True, I only asked that you do this efficiently. If you use Maps and/or Sets, your solution will fast. Your code will be shorter and more elegant too. (My whole program is ~100 lines, including all documentation and breaking the code into 4 static methods.)
Is it okay if there is a pause for just a second or two when I start my program with a large dictionary, such as ENABLE?
Yes, that's fine. But you should be able to avoid pauses of several seconds, especially on each input by the user.
Do we need to implement hashCode or a hash function for this assignment?
No. You should use a HashMap, which internally uses a hash table. So it will be calling hashCode() on your keys... but if your keys are Strings, they already have a working hashCode() method.
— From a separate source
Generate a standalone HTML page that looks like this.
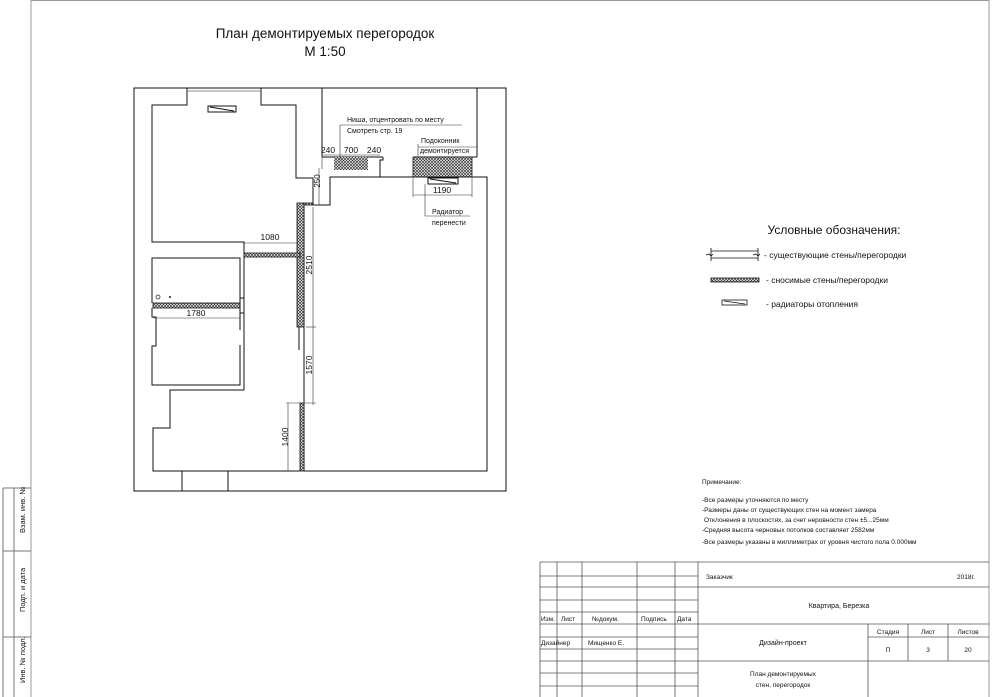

So all of that hash stuff is happening, but it's behind the scenes in the API implementation classes you'll be using.
You say in the design solution that you can get the set of anagrams for a given word in O(1) time. Is that really true?
[Warning: Design Solution spoiler]
That is a bit of a simplification. Generating the key from the word requires a sort, which is O(k lg k), where k is the length of the word. This is probably very small compared to the size (n) of most dictionaries, though, and probably in practice isn't much worse than the cost of then hashing the key and performing the map lookup. You would also have to pay this sorting cost for each word while building the dictionary map, so that process is really O(n * (k lg k)), where k is average length of a word, rather than just O(n).